Officials familiar with the Commission’s internal timeline declined to confirm when a formal non-compliance decision might come. The Commission also did not respond to requests for comment at the time of Reuters’ reporting, which is notable given the letter’s public, named addressees.
The DMA’s Fine Ceiling Is Significant – But Not Guaranteed
Under the Digital Markets Act, a confirmed non-compliance ruling can trigger a fine of up to 10% of a company’s global annual revenue — rising to 20% for repeat violations within eight years, according to official DMA enforcement guidelines. Alphabet’s 2024 global revenue exceeded $350 billion, placing the maximum theoretical fine above $35 billion.
Google has already accumulated roughly €9.7 billion in EU antitrust penalties since 2017 across separate cases — including a €2.95 billion fine for ad tech abuse handed down in September 2025 — making it a repeat offender by the DMA’s own definition. Whether the Commission treats the current search case as a continuation of that pattern, or as a fresh violation, will determine the fine ceiling that applies.
A Six-Month Compliance Clock Already Ticking
What mainstream coverage has largely missed: the European Commission quietly opened two sets of specification proceedings against Google on January 26, 2026 – separate from the self-preferencing case – giving the company a six-month deadline to comply with DMA obligations around search data sharing and interoperability, according to an official Commission press release. That clock expires around late July 2026.
The Commission explicitly noted those proceedings are “without prejudice” to its power to find non-compliance and impose fines – meaning a separate fine in the self-preferencing case could arrive before that six-month window closes.
Brussels-Washington Tensions Complicate Enforcement
The push for a Google fine arrives amid rising pressure from Washington. The Trump administration has criticized EU tech regulation as targeted at American companies, and tariff threats have followed previous EU enforcement actions. At least one former EU official who led major digital services legislation reportedly faced a US visa ban — a detail that now shadows every major Commission decision involving American tech platforms.

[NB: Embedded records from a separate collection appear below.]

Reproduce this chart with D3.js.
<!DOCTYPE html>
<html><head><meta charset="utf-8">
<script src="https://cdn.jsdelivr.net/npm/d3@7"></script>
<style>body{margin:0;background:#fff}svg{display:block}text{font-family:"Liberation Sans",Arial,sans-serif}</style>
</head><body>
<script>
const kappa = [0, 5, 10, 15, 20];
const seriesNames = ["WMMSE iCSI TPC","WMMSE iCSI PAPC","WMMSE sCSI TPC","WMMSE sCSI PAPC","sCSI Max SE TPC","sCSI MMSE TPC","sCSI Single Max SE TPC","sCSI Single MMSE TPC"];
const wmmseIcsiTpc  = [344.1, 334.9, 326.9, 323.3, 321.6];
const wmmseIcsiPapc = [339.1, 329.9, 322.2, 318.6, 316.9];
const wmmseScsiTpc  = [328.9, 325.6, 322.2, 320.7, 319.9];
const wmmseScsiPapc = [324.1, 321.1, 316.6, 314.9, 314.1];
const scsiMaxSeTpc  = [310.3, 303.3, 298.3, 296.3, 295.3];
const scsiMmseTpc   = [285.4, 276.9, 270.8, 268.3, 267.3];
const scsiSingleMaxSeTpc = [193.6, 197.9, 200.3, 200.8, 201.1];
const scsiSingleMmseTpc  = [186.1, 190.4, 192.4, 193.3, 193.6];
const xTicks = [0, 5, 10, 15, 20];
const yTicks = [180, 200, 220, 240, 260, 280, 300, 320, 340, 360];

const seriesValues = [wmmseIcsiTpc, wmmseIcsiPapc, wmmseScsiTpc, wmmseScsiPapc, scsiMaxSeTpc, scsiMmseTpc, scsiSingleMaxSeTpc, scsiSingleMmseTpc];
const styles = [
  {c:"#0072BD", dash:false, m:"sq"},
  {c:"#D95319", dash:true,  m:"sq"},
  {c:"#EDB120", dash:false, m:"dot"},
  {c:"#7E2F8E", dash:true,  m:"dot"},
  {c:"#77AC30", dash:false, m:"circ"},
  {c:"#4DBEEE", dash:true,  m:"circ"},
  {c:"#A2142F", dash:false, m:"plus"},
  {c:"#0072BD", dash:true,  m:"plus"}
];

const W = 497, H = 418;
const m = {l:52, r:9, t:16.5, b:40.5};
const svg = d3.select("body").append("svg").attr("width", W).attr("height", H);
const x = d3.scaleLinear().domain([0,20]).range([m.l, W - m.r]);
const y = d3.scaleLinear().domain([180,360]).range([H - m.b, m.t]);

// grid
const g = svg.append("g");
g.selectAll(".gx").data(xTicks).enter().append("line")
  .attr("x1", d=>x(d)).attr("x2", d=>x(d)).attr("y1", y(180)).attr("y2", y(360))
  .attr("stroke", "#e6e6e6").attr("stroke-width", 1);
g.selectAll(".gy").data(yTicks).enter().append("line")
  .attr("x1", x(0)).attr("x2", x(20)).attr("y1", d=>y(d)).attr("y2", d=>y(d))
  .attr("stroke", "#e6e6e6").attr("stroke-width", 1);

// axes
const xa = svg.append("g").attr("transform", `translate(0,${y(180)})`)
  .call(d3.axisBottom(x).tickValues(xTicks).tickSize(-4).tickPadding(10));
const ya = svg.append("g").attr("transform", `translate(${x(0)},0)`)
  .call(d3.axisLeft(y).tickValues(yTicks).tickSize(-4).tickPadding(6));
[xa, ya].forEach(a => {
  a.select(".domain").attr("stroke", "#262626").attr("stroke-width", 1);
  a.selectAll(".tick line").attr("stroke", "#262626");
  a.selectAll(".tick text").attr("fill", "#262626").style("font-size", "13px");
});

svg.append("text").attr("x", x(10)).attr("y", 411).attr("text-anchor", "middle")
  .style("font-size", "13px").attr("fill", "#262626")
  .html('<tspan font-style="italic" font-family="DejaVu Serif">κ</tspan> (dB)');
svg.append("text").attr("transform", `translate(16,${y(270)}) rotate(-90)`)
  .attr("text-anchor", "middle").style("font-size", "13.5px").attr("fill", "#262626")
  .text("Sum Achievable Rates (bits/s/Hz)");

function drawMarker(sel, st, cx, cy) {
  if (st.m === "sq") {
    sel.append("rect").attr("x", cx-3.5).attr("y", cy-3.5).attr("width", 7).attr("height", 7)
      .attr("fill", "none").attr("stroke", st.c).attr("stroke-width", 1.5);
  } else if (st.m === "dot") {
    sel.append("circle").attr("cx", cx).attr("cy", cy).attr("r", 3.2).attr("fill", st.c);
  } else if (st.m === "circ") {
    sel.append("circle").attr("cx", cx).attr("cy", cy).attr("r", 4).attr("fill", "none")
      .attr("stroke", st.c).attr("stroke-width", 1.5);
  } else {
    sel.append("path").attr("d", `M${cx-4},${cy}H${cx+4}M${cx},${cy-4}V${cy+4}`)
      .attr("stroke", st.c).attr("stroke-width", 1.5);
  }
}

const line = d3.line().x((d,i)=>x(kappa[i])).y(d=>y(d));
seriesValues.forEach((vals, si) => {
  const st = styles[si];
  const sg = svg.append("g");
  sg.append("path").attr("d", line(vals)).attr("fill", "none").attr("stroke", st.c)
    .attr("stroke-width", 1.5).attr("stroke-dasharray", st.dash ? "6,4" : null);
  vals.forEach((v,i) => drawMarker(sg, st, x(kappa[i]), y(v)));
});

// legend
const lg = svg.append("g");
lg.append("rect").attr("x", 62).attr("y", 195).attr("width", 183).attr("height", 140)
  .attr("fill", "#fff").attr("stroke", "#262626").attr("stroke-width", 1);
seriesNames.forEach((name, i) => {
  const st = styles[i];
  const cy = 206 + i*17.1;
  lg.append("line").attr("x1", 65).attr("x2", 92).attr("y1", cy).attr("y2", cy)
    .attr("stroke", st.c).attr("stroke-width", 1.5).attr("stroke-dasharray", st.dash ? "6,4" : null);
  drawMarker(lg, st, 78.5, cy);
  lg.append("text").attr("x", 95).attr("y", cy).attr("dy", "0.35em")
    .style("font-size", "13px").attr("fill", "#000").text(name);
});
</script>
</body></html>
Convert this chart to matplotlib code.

Whether that political context shapes the pace of the Commission’s final ruling is something officials have not publicly addressed. Three industry representatives involved in drafting the letter did not respond to questions submitted by this publication before deadline.
Google denied that it favors its own services in search results and has not publicly responded to the specific demands in the March 15 letter.
The investigation remains open. The Commission has set no public deadline for a non-compliance ruling. What happens if the six-month specification proceedings conclude in July without a separate enforcement decision in the self-preferencing case — nobody is saying publicly.